AFC East: Pats – as long as the 42-year-old Brady doesn’t get injured or caught deflating footballs.
AFC North: Browns – Mayfield leads them to their first divisional title since 1989, despite monthly reports he’s not liked in the locker room.
AFC South: Texans – Without Luck, Texans have the best QB in the division – by far.
AFC West: Chiefs – Andy Reid is a Hall of Fame coach, right? Right?
Wildcards: Steelers – Addition by subtraction; AB and his treasured helmet are gone. Chargers – Because I believe in the Ravens less, not exactly a ringing endorsement.
AFC Championship Game: Chiefs over Pats
NFC East: Cowboys – America’s soap opera team.
NFC North: Packers – Mr.
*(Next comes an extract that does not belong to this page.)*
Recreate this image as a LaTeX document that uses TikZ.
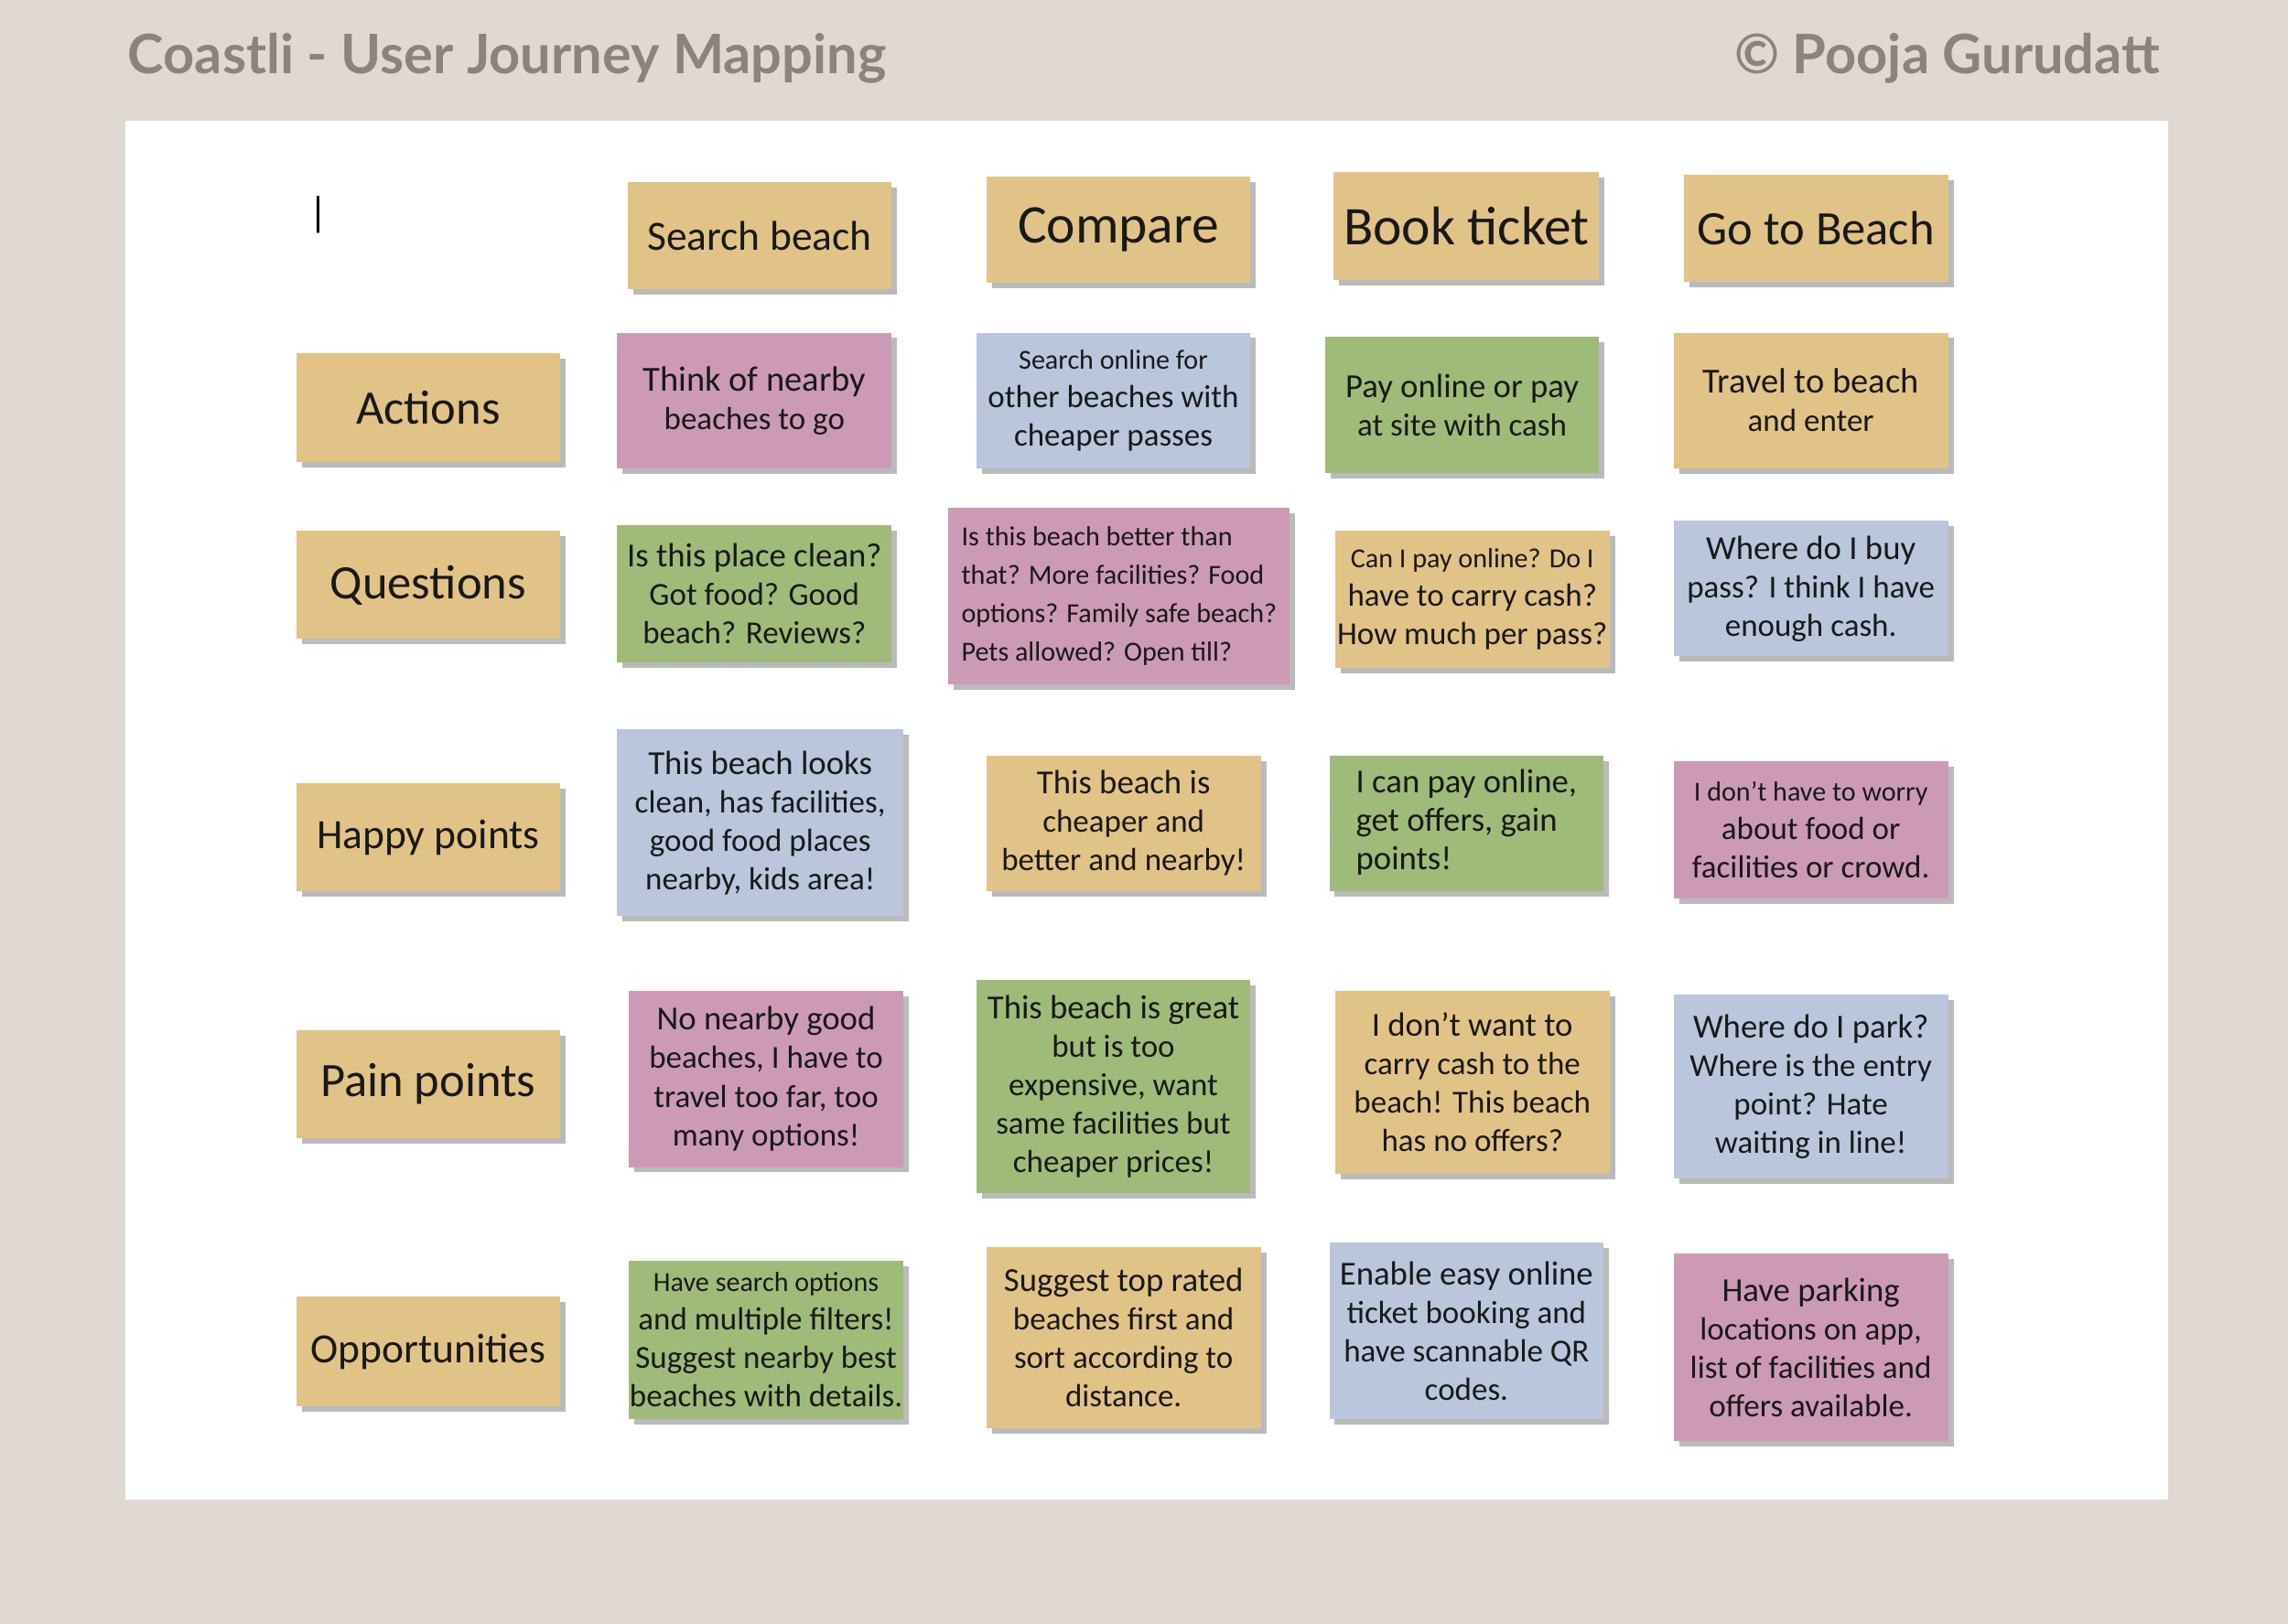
\documentclass[tikz,border=0pt]{standalone}
\usepackage{fontspec}
\setmainfont{Carlito}
\newfontfamily\titlefont{Lato}
\usetikzlibrary{shadows}
\definecolor{bgc}{HTML}{E0D8D2}
\definecolor{goldc}{HTML}{E2C387}
\definecolor{pinkc}{HTML}{CD9AB6}
\definecolor{bluec}{HTML}{B9C6DC}
\definecolor{greenc}{HTML}{9FBB79}
\definecolor{titlec}{HTML}{8B837E}
\newcommand\fH{\fontsize{17}{20}\selectfont}
\newcommand\fL{\fontsize{15}{18}\selectfont}
\newcommand\fM{\fontsize{13}{16}\selectfont}
\newcommand\fS{\fontsize{11}{14.5}\selectfont}
\newcommand\fR{\fontsize{10.5}{12.8}\selectfont}
\newcommand\fT{\fontsize{8.6}{11}\selectfont}
\tikzset{card/.style={drop shadow={shadow xshift=0.6mm,shadow yshift=-0.6mm,opacity=0.45,fill=black!60}},
 cardtext/.style={align=center,inner sep=0pt,text=black!90}}
\newcommand\bx[7]{\fill[#6,card] (#2,#3) rectangle (#4,#5);
 \node[cardtext] (#1) at ({(#2+#4)/2},{(#3+#5)/2}) {#7};}
\begin{document}
\begin{tikzpicture}[x=0.016cm,y=-0.016cm]
\fill[bgc] (0,0) rectangle (1568,1113);
\useasboundingbox (0,0) rectangle (1568,1113);
\fill[white] (86,83) rectangle (1486,1028);
\node[anchor=west,text=titlec,font=\titlefont\bfseries\fontsize{17}{20}\selectfont] (title) at (80,40) {Coastli - User Journey Mapping};
\node[anchor=east,text=titlec,font=\titlefont\bfseries\fontsize{17}{20}\selectfont] (author) at (1488,40) {© Pooja Gurudatt};
\node[font=\fM] (cursor) at (218,147) {|};
% headers
\bx{h1}{430}{125}{611}{198}{goldc}{\fM Search beach}
\bx{h2}{676}{121}{857}{194}{goldc}{\fH Compare}
\bx{h3}{914}{118}{1096}{192}{goldc}{\fH Book ticket}
\bx{h4}{1154}{120}{1335}{193}{goldc}{\fL Go to Beach}
% row labels
\bx{r1}{203}{242}{384}{317}{goldc}{\fL Actions}
\bx{r2}{203}{364}{384}{438}{goldc}{\fL Questions}
\bx{r3}{203}{537}{384}{611}{goldc}{\fM Happy points}
\bx{r4}{203}{706}{384}{780}{goldc}{\fL Pain points}
\bx{r5}{203}{889}{384}{964}{goldc}{\fM Opportunities}
% actions
\bx{a1}{423}{228}{611}{321}{pinkc}{\fS Think of nearby\\beaches to go}
\bx{a2}{669}{228}{857}{321}{bluec}{\fT Search online for\\other beaches with\\cheaper passes}
\bx{a3}{908}{231}{1096}{324}{greenc}{\fR Pay online or pay\\at site with cash}
\bx{a4}{1147}{228}{1335}{321}{goldc}{\fS Travel to beach\\and enter}
% questions
\bx{q1}{423}{360}{611}{454}{greenc}{\fR Is this place clean?\\Got food? Good\\beach? Reviews?}
\bx{q2}{650}{348}{884}{469}{pinkc}{\begin{tabular}{@{}l@{}}\fT Is this beach better than\\\fT that? More facilities? Food\\\fT options? Family safe beach?\\\fT Pets allowed? Open till?\end{tabular}}
\bx{q3}{915}{364}{1103}{458}{goldc}{\fT Can I pay online? Do I\\have to carry cash?\\How much per pass?}
\bx{q4}{1147}{357}{1335}{450}{bluec}{\fR Where do I buy\\pass? I think I have\\enough cash.}
% happy
\bx{p1}{423}{500}{619}{628}{bluec}{\fR This beach looks\\clean, has facilities,\\good food places\\nearby, kids area!}
\bx{p2}{676}{518}{864}{611}{goldc}{\fR This beach is\\cheaper and\\better and nearby!}
\bx{p3}{911}{518}{1099}{611}{greenc}{\begin{tabular}{@{}l@{}}\fR I can pay online,\\\fR get offers, gain\\\fR points!\end{tabular}}
\bx{p4}{1147}{522}{1335}{616}{pinkc}{\fT I don’t have to worry\\about food or\\facilities or crowd.}
% pain
\bx{n1}{431}{679}{619}{800}{pinkc}{\fR No nearby good\\beaches, I have to\\travel too far, too\\many options!}
\bx{n2}{669}{672}{857}{818}{greenc}{\fR This beach is great\\but is too\\expensive, want\\same facilities but\\cheaper prices!}
\bx{n3}{915}{679}{1103}{805}{goldc}{\fR I don’t want to\\carry cash to the\\beach! This beach\\has no offers?}
\bx{n4}{1147}{682}{1335}{808}{bluec}{\fR Where do I park?\\Where is the entry\\point? Hate\\waiting in line!}
% opportunities
\bx{o1}{431}{864}{619}{973}{greenc}{\fT Have search options\\and multiple filters!\\Suggest nearby best\\beaches with details.}
\bx{o2}{676}{855}{864}{979}{goldc}{\fR Suggest top rated\\beaches first and\\sort according to\\distance.}
\bx{o3}{911}{852}{1099}{973}{bluec}{\fR Enable easy online\\ticket booking and\\have scannable QR\\codes.}
\bx{o4}{1147}{859}{1335}{988}{pinkc}{\fR Have parking\\locations on app,\\list of facilities and\\offers available.}
\end{tikzpicture}
\end{document}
Rodgers really likes the neighborhood now that the McCarthy house has been sold.
NFC South: Saints – Drew Brees is starting to slip. Really? Really?
NFC West: Rams – Todd Gurley’s knee is as shaky as my short game but that defense is as solid as my 19th hole storytelling.
Wildcards: Bears – Taking a healthy but unproven Mitch Trubisky over a proven but not necessarily healthy Carson Wentz. Seahawks – They just stole the best DE, in football, Jadaveon Clowney, and Texas didn’t even file a police report.
NFC Championship Game: Seahawks over Cowboys
Super Bowl – Chiefs over Seahawks.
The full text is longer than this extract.